#### REQUEST:
Copy out each line of the data holding "that".

•••••

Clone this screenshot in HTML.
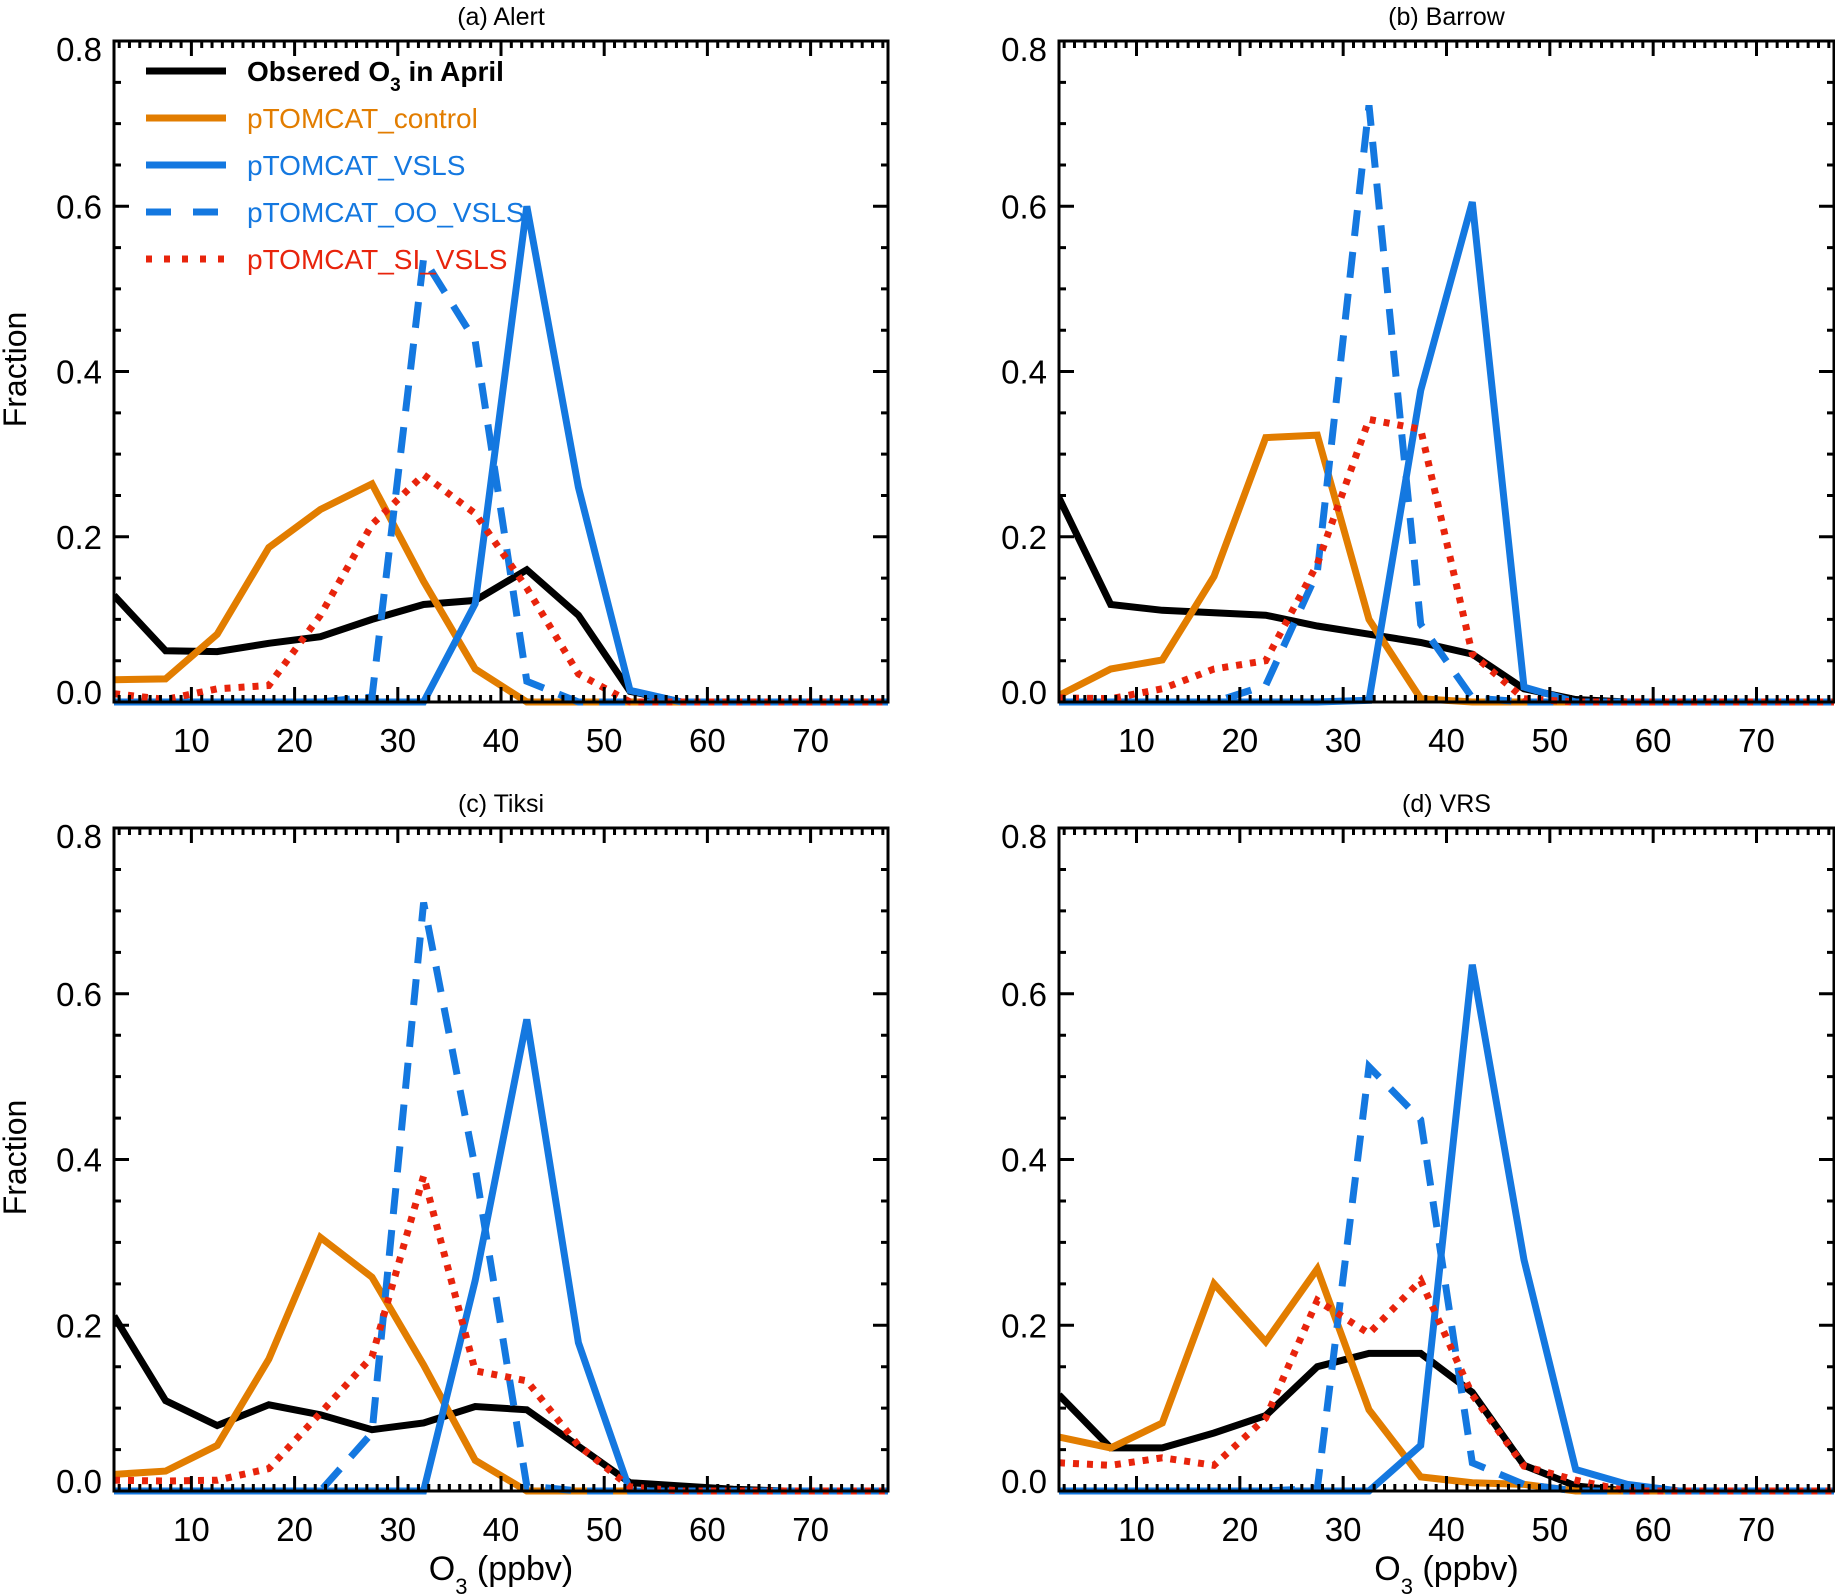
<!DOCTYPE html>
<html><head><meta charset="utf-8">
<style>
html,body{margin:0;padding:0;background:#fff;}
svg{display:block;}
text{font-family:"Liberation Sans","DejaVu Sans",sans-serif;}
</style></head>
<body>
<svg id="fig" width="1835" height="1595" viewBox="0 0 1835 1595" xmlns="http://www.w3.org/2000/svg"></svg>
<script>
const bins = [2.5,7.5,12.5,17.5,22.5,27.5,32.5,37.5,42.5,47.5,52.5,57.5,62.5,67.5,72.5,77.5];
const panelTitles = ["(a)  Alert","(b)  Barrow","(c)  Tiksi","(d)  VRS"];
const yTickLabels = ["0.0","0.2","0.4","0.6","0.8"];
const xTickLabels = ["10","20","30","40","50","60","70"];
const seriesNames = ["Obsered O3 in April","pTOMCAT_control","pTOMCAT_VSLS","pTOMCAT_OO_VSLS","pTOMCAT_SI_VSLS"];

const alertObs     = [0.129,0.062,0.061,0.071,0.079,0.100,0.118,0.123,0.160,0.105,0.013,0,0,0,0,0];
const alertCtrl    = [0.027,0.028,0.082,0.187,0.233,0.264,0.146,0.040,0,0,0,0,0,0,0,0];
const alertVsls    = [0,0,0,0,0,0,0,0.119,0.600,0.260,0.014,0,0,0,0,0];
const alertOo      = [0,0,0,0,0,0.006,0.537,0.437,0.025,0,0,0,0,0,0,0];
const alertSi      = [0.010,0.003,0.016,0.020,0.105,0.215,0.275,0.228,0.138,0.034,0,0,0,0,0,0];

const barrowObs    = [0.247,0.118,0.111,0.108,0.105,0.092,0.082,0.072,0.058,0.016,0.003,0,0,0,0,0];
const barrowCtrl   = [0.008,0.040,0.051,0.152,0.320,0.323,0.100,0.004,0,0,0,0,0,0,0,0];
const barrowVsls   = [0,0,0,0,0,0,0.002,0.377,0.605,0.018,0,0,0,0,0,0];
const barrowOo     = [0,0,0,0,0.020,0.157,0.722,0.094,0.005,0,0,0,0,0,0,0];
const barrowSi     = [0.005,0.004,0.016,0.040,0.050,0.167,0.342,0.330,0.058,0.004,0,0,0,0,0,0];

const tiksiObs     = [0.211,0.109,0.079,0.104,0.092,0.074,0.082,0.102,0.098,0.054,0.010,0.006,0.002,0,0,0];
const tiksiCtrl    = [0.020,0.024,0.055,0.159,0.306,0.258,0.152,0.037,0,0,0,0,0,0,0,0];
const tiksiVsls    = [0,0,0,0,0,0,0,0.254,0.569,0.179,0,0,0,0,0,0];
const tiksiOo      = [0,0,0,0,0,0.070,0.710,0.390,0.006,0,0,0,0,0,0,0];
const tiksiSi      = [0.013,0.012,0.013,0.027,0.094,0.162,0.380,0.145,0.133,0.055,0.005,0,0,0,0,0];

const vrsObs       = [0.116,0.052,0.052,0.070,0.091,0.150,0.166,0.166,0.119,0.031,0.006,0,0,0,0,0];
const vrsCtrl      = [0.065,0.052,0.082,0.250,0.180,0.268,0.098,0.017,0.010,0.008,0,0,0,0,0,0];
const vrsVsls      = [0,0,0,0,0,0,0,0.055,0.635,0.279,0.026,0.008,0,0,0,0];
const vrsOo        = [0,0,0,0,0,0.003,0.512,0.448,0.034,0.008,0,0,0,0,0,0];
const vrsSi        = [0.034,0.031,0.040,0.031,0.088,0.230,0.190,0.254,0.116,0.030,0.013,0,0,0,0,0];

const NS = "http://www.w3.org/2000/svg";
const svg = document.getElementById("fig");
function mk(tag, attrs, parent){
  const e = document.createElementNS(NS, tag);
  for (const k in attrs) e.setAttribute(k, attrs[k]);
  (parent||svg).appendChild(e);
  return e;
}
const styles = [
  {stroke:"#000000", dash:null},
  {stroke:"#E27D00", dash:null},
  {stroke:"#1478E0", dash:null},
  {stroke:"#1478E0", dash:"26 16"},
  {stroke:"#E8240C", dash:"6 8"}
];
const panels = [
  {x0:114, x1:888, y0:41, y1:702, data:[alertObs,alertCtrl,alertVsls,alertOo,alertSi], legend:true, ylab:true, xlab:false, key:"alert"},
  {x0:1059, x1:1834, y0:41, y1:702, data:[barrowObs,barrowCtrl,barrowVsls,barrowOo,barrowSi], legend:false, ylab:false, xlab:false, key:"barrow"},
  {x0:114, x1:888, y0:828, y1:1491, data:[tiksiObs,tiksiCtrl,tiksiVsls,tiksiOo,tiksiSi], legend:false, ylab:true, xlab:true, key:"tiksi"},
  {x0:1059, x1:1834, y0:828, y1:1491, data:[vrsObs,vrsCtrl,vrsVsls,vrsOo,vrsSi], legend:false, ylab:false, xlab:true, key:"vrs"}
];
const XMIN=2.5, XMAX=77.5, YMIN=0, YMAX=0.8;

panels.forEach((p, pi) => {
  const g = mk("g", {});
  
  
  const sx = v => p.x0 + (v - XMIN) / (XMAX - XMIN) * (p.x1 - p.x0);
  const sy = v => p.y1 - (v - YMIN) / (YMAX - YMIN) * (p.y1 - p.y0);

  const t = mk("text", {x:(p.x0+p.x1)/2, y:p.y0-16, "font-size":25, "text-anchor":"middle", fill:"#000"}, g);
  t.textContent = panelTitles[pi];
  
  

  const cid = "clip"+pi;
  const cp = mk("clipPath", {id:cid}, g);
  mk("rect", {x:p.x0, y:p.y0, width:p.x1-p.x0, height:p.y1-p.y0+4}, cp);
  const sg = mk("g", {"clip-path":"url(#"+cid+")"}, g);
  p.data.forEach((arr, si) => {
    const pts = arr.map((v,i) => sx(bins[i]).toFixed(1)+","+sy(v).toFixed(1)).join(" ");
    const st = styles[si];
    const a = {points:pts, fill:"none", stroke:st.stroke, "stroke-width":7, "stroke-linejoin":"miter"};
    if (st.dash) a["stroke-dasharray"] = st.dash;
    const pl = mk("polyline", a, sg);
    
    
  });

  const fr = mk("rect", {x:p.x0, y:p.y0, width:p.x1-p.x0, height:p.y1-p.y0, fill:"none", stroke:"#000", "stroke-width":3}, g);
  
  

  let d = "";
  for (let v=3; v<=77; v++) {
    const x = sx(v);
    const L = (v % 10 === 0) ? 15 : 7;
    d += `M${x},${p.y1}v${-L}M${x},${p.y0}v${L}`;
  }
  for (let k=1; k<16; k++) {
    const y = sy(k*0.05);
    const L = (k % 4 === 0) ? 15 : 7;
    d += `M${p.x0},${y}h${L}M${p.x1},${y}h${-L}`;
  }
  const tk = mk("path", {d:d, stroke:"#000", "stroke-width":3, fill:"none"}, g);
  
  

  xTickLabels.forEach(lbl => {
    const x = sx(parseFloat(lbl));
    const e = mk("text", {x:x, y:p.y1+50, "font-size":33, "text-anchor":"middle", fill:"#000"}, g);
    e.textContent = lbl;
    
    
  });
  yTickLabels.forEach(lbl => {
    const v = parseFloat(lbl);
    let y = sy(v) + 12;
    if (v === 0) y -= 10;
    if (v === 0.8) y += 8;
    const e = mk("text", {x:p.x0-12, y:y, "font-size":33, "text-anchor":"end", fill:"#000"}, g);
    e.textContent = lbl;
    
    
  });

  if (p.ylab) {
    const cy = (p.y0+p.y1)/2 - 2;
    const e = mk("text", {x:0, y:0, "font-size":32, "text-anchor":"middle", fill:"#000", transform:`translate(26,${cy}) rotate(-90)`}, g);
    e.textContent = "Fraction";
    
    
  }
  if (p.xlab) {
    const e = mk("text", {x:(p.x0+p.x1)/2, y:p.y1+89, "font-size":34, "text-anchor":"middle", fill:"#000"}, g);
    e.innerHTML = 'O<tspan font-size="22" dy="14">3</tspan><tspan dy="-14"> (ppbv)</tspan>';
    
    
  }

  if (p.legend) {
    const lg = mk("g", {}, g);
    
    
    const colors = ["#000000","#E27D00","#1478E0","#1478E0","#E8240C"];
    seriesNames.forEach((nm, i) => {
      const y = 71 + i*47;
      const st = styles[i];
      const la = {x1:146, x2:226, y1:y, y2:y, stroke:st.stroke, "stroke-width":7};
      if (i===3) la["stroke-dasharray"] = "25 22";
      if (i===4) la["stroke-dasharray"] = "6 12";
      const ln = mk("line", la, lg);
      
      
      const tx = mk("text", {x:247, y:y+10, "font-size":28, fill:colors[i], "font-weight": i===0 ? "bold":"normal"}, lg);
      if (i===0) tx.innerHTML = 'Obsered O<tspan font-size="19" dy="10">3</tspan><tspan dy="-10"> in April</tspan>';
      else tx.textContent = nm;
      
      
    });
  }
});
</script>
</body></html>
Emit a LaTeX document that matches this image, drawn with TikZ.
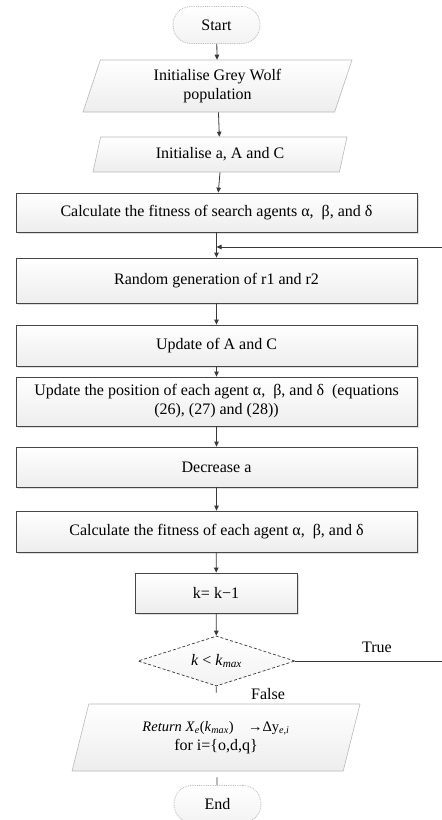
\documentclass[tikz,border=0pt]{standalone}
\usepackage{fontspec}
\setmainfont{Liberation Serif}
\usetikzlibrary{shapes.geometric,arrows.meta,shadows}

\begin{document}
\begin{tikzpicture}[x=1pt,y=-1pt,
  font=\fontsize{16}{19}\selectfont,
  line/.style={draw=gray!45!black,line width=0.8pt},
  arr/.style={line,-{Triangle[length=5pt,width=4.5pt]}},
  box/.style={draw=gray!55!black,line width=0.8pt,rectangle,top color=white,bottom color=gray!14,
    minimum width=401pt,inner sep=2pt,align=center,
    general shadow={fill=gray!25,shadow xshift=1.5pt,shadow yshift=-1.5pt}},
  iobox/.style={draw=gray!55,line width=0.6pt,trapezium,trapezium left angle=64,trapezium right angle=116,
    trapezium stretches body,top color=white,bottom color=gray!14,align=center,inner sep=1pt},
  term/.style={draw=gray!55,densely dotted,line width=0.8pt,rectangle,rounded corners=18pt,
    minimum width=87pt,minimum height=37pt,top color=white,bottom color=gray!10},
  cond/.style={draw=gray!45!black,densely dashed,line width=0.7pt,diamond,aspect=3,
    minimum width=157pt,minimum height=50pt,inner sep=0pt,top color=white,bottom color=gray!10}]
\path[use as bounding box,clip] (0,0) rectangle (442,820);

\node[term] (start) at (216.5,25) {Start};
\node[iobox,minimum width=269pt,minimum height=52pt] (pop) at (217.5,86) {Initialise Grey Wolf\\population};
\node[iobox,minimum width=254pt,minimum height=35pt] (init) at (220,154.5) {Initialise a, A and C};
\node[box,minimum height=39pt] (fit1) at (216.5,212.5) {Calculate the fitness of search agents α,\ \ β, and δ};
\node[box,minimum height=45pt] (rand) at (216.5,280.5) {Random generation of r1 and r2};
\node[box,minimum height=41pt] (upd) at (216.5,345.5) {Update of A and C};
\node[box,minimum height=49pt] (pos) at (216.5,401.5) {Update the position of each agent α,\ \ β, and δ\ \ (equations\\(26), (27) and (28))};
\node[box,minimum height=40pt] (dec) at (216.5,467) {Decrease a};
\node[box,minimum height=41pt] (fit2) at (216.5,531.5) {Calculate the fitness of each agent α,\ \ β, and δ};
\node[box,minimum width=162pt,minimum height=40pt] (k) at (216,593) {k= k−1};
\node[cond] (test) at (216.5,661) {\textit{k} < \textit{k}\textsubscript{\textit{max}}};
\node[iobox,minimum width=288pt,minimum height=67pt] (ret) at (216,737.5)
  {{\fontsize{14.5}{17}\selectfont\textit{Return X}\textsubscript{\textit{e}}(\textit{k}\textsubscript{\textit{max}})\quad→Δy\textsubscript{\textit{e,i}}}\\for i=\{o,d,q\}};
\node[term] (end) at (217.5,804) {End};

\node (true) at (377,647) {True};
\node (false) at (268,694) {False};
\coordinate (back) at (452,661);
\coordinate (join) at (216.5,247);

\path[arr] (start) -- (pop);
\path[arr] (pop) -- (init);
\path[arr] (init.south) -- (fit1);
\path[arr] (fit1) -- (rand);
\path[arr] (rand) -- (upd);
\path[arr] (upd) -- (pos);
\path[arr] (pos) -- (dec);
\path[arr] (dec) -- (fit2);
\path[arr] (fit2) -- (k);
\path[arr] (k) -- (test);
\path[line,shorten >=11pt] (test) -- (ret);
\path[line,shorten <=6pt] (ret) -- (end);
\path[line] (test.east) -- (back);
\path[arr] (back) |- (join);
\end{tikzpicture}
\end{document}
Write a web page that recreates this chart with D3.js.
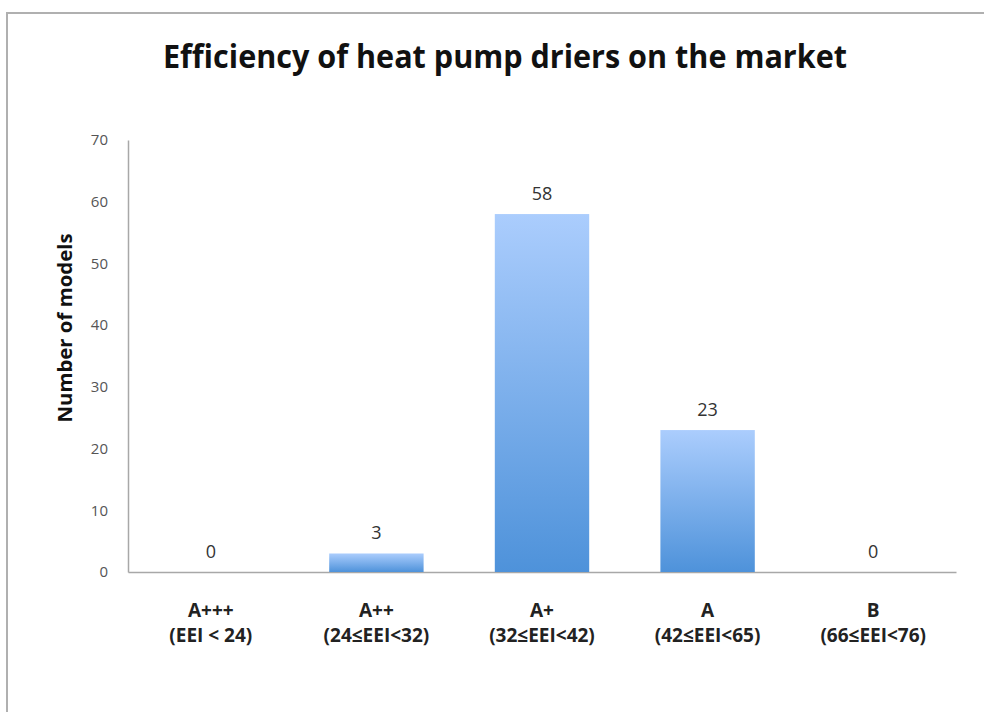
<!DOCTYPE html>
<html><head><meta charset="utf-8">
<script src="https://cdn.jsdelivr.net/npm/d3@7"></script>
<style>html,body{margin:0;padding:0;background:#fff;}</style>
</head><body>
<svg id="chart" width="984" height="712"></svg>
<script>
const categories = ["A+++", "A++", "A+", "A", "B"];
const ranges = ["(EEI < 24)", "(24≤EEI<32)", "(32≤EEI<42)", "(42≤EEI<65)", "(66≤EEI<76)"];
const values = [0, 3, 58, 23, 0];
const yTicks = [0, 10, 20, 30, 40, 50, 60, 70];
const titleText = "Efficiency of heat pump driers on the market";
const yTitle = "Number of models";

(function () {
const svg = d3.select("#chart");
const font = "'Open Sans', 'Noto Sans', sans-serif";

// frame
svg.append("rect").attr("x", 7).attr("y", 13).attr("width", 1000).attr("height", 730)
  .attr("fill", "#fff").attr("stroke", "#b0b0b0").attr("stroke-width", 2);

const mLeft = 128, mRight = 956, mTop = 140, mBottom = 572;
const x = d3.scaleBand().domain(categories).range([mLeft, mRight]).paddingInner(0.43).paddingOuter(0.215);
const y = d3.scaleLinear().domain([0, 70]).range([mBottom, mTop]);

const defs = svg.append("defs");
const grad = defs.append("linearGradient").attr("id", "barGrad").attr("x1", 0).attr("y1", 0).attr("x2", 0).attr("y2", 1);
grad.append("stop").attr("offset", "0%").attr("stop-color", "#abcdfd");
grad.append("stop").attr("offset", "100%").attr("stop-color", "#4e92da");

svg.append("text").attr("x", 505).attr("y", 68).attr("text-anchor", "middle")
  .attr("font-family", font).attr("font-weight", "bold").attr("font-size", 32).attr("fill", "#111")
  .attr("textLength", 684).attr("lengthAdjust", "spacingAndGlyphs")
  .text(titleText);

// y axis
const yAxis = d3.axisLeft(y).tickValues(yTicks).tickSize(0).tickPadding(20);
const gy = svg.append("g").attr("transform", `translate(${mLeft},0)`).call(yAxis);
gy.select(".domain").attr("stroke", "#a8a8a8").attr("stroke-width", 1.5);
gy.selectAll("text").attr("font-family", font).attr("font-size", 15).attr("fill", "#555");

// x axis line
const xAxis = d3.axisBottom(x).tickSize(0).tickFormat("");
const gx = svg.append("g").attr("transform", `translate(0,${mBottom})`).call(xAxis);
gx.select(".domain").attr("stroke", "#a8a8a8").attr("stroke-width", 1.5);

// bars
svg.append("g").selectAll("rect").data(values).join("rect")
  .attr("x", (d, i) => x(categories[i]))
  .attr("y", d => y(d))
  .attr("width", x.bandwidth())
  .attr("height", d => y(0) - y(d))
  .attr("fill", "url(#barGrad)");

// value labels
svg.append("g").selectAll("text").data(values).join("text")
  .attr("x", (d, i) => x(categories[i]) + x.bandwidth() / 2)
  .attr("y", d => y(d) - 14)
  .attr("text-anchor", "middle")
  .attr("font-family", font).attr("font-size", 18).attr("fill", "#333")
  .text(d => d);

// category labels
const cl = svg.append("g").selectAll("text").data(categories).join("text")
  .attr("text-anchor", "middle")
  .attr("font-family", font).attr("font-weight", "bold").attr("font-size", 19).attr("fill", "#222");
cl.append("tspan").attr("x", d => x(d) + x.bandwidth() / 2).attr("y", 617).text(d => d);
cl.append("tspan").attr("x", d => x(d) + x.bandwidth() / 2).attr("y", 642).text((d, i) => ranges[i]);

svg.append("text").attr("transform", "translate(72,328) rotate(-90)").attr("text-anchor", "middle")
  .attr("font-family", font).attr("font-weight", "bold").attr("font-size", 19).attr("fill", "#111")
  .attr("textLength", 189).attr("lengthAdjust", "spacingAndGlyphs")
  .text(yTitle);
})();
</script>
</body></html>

•••••

#### WRITTEN RESPONSE:
Emit a LaTeX document that matches this image, drawn with TikZ.
Write a web page that recreates this chart with D3.js.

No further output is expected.